Situasi tersebut menginspirasi Al-Maqrizi untuk
mempresentasikan berbagai pandangannya terhadap sebab-sebab krisis dalam sebuah
karyanya, Ighatsah al-Ummah bi Kasyf
al-Ghummah. Dengan berbekal pengalamanyang memadai sebagai seorang muhtasib (pengawas pasar), Al-Maqrizi
membahas permasalahan inflasi dan peranan uang di dalamnya, sebuah pembahasan
yang sangat menakjubkan pada masa itu karena mengorelasikan dua hal yang sangat
jarang dilakukan oleh para pemikir Muslim maupun Barat.
Dalam karyanya tersebut, Al-Maqrizi ingin membuktikan
bahwa inflasi yang terjadi pada periode 806-808 H adalah berbeda dari inflasi
yang terjadi pada periode-periode sebelumnya sepanjang sejarah Mesir. Dari
perspektif objek pembahasan, apabila kita telusuri kembali berbagai literatur
Islam klasik, pemikiran terhadap uang merupakan fenomena yang jarang diamati
para cendekiawan Muslim, baik pada periode klasik maupun pertengahan.
Pada masa Al-Maqrizi, Mesir tengah mengalami masa
surut. Perekonomiannya secara umum sangat parah, produksi bahan makanan dan
cadangannya tidak mencukupi kebutuhan penduduk yang terus meningkat. Hal ini
menimbulkan kelangkaan bahan-bahan kebutuhan pokok sehingga menimbulkan
kelaparan massal di Mesir, sesuatu yang belum pernah terjadi sebelumnya.
Penyebab tak lain karena administrasi pemerintahan yang tidak efisien dan
sangat korup. Praktik suap menyuap, komersialisasi jabatan, korupsi, kolusi dan
nepotisme tumbuh subur didalamnya dan pada saat yang sama diberlakukan pajak
represif oleh pmerintah yang tidak accountable
terhadap rakyat, sehingga menjadi kontra-produktif bagi petani. Inilah yang
menyebabkan kemerosotan yang sangat tajam dalam produksi pertanian sebagai
sektor kehidupan yang paling dominan saat itu.

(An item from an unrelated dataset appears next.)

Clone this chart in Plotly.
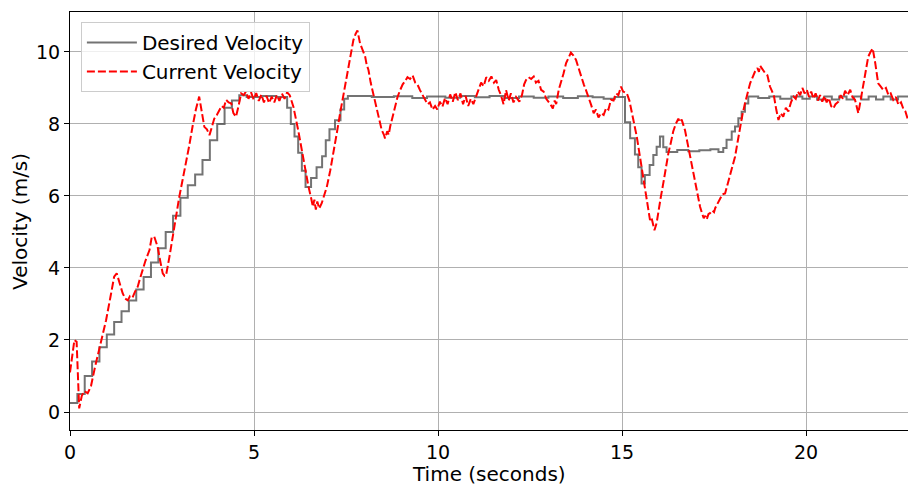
import plotly.graph_objects as go

# Desired velocity: step breakpoints (time in s, velocity in m/s)
desired_t = [0.0, 0.2, 0.4, 0.6, 0.8, 1.0, 1.2, 1.4, 1.6, 1.8, 2.0, 2.2, 2.4, 2.6, 2.8, 3.0, 3.2, 3.4,
             3.6, 3.8, 4.0, 4.2, 4.4, 4.6, 4.8, 5.2, 5.6, 5.9, 6.0, 6.1, 6.2, 6.3, 6.4, 6.55, 6.7,
             6.85, 6.95, 7.05, 7.2, 7.35, 7.45, 7.55, 8.2, 8.8, 9.3, 9.7, 10.2, 10.6, 11.0, 11.4,
             11.8, 12.2, 12.6, 13.0, 13.4, 13.8, 14.2, 14.5, 14.8, 15.08, 15.22, 15.35, 15.44,
             15.53, 15.62, 15.75, 15.85, 15.94, 16.03, 16.12, 16.21, 16.5, 16.8, 17.1, 17.4,
             17.62, 17.75, 17.84, 17.98, 18.07, 18.16, 18.25, 18.34, 18.43, 18.7, 19.0, 19.3,
             19.6, 19.9, 20.1, 20.3, 20.5, 20.7, 20.9, 21.1, 21.3, 21.5, 21.7, 21.9, 22.1, 22.3,
             22.5, 22.77]
desired_v = [0.25, 0.50, 1.00, 1.40, 1.80, 2.15, 2.50, 2.80, 3.10, 3.40, 3.75, 4.15, 4.55, 5.00,
             5.45, 5.95, 6.30, 6.60, 7.00, 7.55, 8.00, 8.45, 8.65, 8.80, 8.75, 8.78, 8.75, 8.45,
             8.00, 7.65, 7.20, 6.70, 6.25, 6.50, 6.80, 7.10, 7.55, 7.85, 8.10, 8.40, 8.70, 8.78,
             8.75, 8.77, 8.72, 8.76, 8.73, 8.78, 8.74, 8.78, 8.72, 8.76, 8.73, 8.76, 8.72, 8.77,
             8.74, 8.70, 8.75, 8.05, 7.60, 7.15, 6.80, 6.35, 6.58, 6.86, 7.14, 7.37, 7.65, 7.35,
             7.22, 7.28, 7.24, 7.27, 7.30, 7.22, 7.33, 7.56, 7.79, 7.93, 8.16, 8.34, 8.57, 8.76,
             8.72, 8.76, 8.70, 8.76, 8.70, 8.76, 8.68, 8.76, 8.68, 8.76, 8.68, 8.76, 8.68, 8.76,
             8.68, 8.76, 8.68, 8.76, 8.76]

# Current velocity samples (time in s, velocity in m/s)
current_t = [0.00, 0.06, 0.12, 0.18, 0.25, 0.32, 0.39, 0.48, 0.57, 0.68, 0.80, 0.90, 0.98, 1.10,
             1.20, 1.27, 1.35, 1.43, 1.50, 1.57, 1.63, 1.70, 1.77, 1.84, 1.90, 1.97, 2.05, 2.16,
             2.22, 2.29, 2.34, 2.38, 2.45, 2.52, 2.57, 2.61, 2.70, 2.79, 2.88, 2.97, 3.06, 3.15,
             3.24, 3.33, 3.42, 3.51, 3.58, 3.65, 3.72, 3.79, 3.85, 3.92, 3.99, 4.06, 4.12, 4.18,
             4.24, 4.31, 4.38, 4.44, 4.51, 4.58, 4.65, 4.72, 4.78, 4.85, 4.92, 4.99, 5.06, 5.13,
             5.20, 5.27, 5.34, 5.41, 5.48, 5.55, 5.62, 5.69, 5.76, 5.83, 5.90, 5.97, 6.07, 6.20,
             6.34, 6.48, 6.55, 6.60, 6.64, 6.68, 6.72, 6.77, 6.84, 6.91, 6.98, 7.07, 7.16, 7.25,
             7.34, 7.43, 7.52, 7.61, 7.70, 7.76, 7.81, 7.88, 7.95, 8.02, 8.06, 8.11, 8.17, 8.24,
             8.31, 8.38, 8.47, 8.53, 8.56, 8.62, 8.66, 8.70, 8.76, 8.83, 8.90, 8.97, 9.04, 9.10,
             9.17, 9.24, 9.31, 9.38, 9.44, 9.51, 9.58, 9.65, 9.72, 9.78, 9.85, 9.92, 9.98, 10.05,
             10.12, 10.19, 10.26, 10.33, 10.40, 10.47, 10.54, 10.61, 10.68, 10.75, 10.82, 10.89,
             10.96, 11.03, 11.10, 11.17, 11.24, 11.31, 11.38, 11.45, 11.52, 11.58, 11.65, 11.71,
             11.78, 11.85, 11.92, 11.98, 12.05, 12.12, 12.21, 12.28, 12.34, 12.39, 12.46, 12.53,
             12.60, 12.66, 12.73, 12.80, 12.87, 12.94, 13.05, 13.12, 13.17, 13.21, 13.28, 13.34,
             13.41, 13.48, 13.55, 13.61, 13.68, 13.75, 13.82, 13.89, 13.96, 14.02, 14.09, 14.16,
             14.23, 14.29, 14.36, 14.43, 14.50, 14.57, 14.63, 14.70, 14.77, 14.84, 14.90, 14.97,
             15.03, 15.13, 15.20, 15.26, 15.33, 15.40, 15.47, 15.53, 15.60, 15.67, 15.72, 15.76,
             15.80, 15.84, 15.88, 15.94, 15.99, 16.05, 16.12, 16.19, 16.26, 16.33, 16.39, 16.46,
             16.53, 16.57, 16.62, 16.71, 16.78, 16.85, 16.92, 16.98, 17.05, 17.12, 17.18, 17.22,
             17.26, 17.30, 17.35, 17.39, 17.45, 17.50, 17.53, 17.60, 17.66, 17.73, 17.80, 17.86,
             17.93, 18.00, 18.07, 18.14, 18.21, 18.27, 18.34, 18.41, 18.48, 18.55, 18.61, 18.68,
             18.72, 18.75, 18.82, 18.89, 18.95, 19.02, 19.08, 19.13, 19.19, 19.25, 19.31, 19.38,
             19.45, 19.52, 19.59, 19.66, 19.72, 19.78, 19.84, 19.90, 19.96, 20.02, 20.08, 20.14,
             20.20, 20.26, 20.32, 20.38, 20.44, 20.50, 20.56, 20.62, 20.68, 20.74, 20.80, 20.88,
             20.94, 21.00, 21.06, 21.13, 21.20, 21.26, 21.33, 21.38, 21.42, 21.49, 21.56, 21.62,
             21.69, 21.75, 21.81, 21.88, 21.96, 22.02, 22.10, 22.17, 22.24, 22.30, 22.37, 22.44,
             22.51, 22.58, 22.64, 22.70, 22.77]
current_v = [1.10, 1.60, 2.00, 1.95, 0.10, 0.45, 0.58, 0.52, 0.72, 1.25, 1.80, 2.20, 2.55, 3.20,
             3.76, 3.85, 3.60, 3.30, 3.15, 3.10, 3.22, 3.18, 3.35, 3.48, 3.70, 3.94, 4.20, 4.50,
             4.85, 4.87, 4.70, 4.59, 4.20, 3.85, 3.78, 3.80, 4.30, 4.87, 5.45, 5.98, 6.45, 6.90,
             7.40, 7.93, 8.40, 8.76, 8.35, 7.92, 7.85, 7.69, 7.90, 8.15, 8.25, 8.39, 8.50, 8.45,
             8.67, 8.60, 8.57, 8.30, 8.20, 8.50, 8.85, 8.80, 8.90, 8.70, 8.88, 8.68, 8.86, 8.64,
             8.82, 8.60, 8.78, 8.58, 8.76, 8.60, 8.80, 8.64, 8.84, 8.70, 8.88, 8.80, 8.48, 7.83,
             7.00, 6.26, 5.95, 5.70, 5.90, 5.62, 5.85, 5.65, 5.80, 6.00, 6.26, 6.70, 7.19, 7.75,
             8.30, 8.80, 9.31, 9.85, 10.33, 10.50, 10.60, 10.24, 10.05, 9.87, 9.65, 9.50, 9.15, 8.85,
             8.55, 8.20, 7.83, 7.70, 7.60, 7.80, 7.70, 7.93, 8.20, 8.48, 8.75, 8.94, 9.10, 9.18,
             9.30, 9.25, 9.35, 9.15, 9.10, 8.94, 8.78, 8.67, 8.55, 8.60, 8.40, 8.50, 8.40, 8.62,
             8.48, 8.72, 8.55, 8.82, 8.62, 8.88, 8.66, 8.85, 8.55, 8.78, 8.50, 8.70,
             8.55, 8.75, 8.95, 9.15, 9.05, 9.30, 9.20, 9.32, 9.15, 9.22, 8.95, 8.80,
             8.55, 8.94, 8.65, 8.85, 8.60, 8.75, 8.62, 8.80, 9.10, 9.22, 9.30, 9.25,
             9.32, 9.15, 9.20, 8.95, 8.90, 8.70, 8.55, 8.43, 8.65, 8.55, 8.95, 9.13,
             9.40, 9.69, 9.85, 9.98, 9.90, 9.78, 9.55, 9.31, 9.10, 8.94, 8.70, 8.53,
             8.30, 8.40, 8.18, 8.30, 8.25, 8.45, 8.40, 8.67, 8.65, 8.85, 8.80, 9.04,
             8.90, 8.85, 8.65, 8.39, 8.00, 7.65, 7.20, 6.81, 6.30, 5.89, 5.55, 5.33,
             5.40, 5.20, 5.05, 5.25, 5.52, 5.95, 6.35, 6.80, 7.19, 7.50, 7.79, 8.00,
             8.15, 8.05, 8.12, 7.83, 7.45, 7.09, 6.70, 6.35, 6.00, 5.70, 5.50, 5.38,
             5.45, 5.35, 5.50, 5.52, 5.60, 5.55, 5.66, 5.80, 5.89, 6.05, 6.07, 6.30,
             6.54, 6.80, 7.09, 7.50, 7.93, 8.25, 8.57, 8.85, 9.13, 9.30, 9.45, 9.55,
             9.45, 9.62, 9.50, 9.41, 9.35, 9.04, 8.90, 8.76, 8.40, 8.11, 8.30, 8.20,
             8.45, 8.35, 8.60, 8.76, 8.70, 8.90, 8.80, 9.00, 8.85, 8.95, 8.75, 8.90,
             8.70, 8.85, 8.65, 8.80, 8.62, 8.78, 8.60, 8.72, 8.50, 8.43, 8.55, 8.62,
             8.80, 8.70, 8.92, 8.80, 8.95, 8.75, 8.67, 8.50, 8.30, 8.70, 9.13, 9.50,
             9.87, 10.00, 10.10, 9.69, 9.13, 9.05, 8.94, 9.00, 8.80, 8.85, 8.67, 8.75,
             8.53, 8.60, 8.43, 8.35, 8.11]

x_ticks = [0, 5, 10, 15, 20]
y_ticks = [0, 2, 4, 6, 8, 10]
x_title = "Time (seconds)"
y_title = "Velocity (m/s)"

fig = go.Figure()
fig.add_trace(go.Scatter(
    x=desired_t, y=desired_v, mode="lines", name="Desired Velocity",
    line=dict(color="rgba(80,80,80,0.8)", width=2, shape="hv"),
))
fig.add_trace(go.Scatter(
    x=current_t, y=current_v, mode="lines", name="Current Velocity",
    line=dict(color="#ff0000", width=2, dash="8px,3px"),
))

font_family = "DejaVu Sans"
fig.update_layout(
    width=908, height=486,
    margin=dict(l=70, r=0, t=12, b=56, autoexpand=False),
    paper_bgcolor="white", plot_bgcolor="white",
    font=dict(family=font_family, size=19, color="black"),
    showlegend=True,
    legend=dict(
        x=0.013, y=0.976, xanchor="left", yanchor="top",
        bgcolor="rgba(255,255,255,0.8)", bordercolor="#cccccc", borderwidth=1,
        font=dict(family=font_family, size=20, color="black"),
        itemwidth=50, tracegroupgap=0,
    ),
    xaxis=dict(
        range=[0, 22.77], tickvals=x_ticks, ticktext=[str(v) for v in x_ticks],
        showgrid=True, gridcolor="#b0b0b0", gridwidth=1, zeroline=False,
        showline=True, linecolor="black", linewidth=1, mirror=True,
        ticks="outside", ticklen=5, tickcolor="black", automargin=False,
        tickfont=dict(size=19),
    ),
    yaxis=dict(
        range=[-0.5, 11.11], tickvals=y_ticks, ticktext=[str(v) for v in y_ticks],
        showgrid=True, gridcolor="#b0b0b0", gridwidth=1, zeroline=False,
        showline=True, linecolor="black", linewidth=1, mirror=True,
        ticks="outside", ticklen=5, tickcolor="black", automargin=False,
        tickfont=dict(size=19),
    ),
    annotations=[
        dict(text=x_title, xref="paper", yref="paper", x=0.5, y=-0.105,
             xanchor="center", yanchor="middle", showarrow=False,
             font=dict(family=font_family, size=20, color="black")),
        dict(text=y_title, xref="paper", yref="paper", x=-0.0597, y=0.5,
             xanchor="center", yanchor="middle", showarrow=False, textangle=-90,
             font=dict(family=font_family, size=20, color="black")),
    ],
)

fig.write_html("out.html", config={"displayModeBar": False},
               post_script="document.body.style.margin='0';document.body.style.overflow='hidden';")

Ternyata dimasa hidupnya, Al-Maqrizi menjumpai situasi
yang sama seperti yang dialami Ibnu Khaldun. Dalam bukunya, Iqhatsah, ia meminjam analisis gurunya
untuk mengidentifikasi bahwa admistrasi politik menjadi sangat lemah dan uruk
pada saaat itu. Pegawai pemerintah bisa menduduki jabatannya karena memberikan
suap. Akibatnya ketika menjabat, orang yang meyuap tadi kemudian menerapkan
pajak yang menindas untuk menutup ongkos yang telah dikeluarkan untuk menyuap.
Dorongan untuk bekerja dan berproduksi menjadi bertolak belakang dan hasil
produksi menurun. Krisis diperburuk dengan oleh penurunan mata uang, karena
pengeluaran mata uang tembaga (fulus) yang berlebihan untuk menutupi
defisit anggaran negara. Fakto-faktor tersebut ditambah dengan paceklik
mendorong kepada tingginya tingkat inflasi, penderitaan rakyat kecil, dan
kemiskinan negara.
Karena itu Al-Maqrizi membentangkan variabel-variabel
sosioekonomi dan politik dengan menunjukkan sejumlah persoalan seperti korupsi,
kebijakan pemerintah yang buruk dan tidak populer dan aministrasi yang lemah
sebagai determin utamanya. Ini semua berperan penting dalam memperburuk dampak
kemerosotan produksi nasional terutama bahan-bahan kebutuhan pokok.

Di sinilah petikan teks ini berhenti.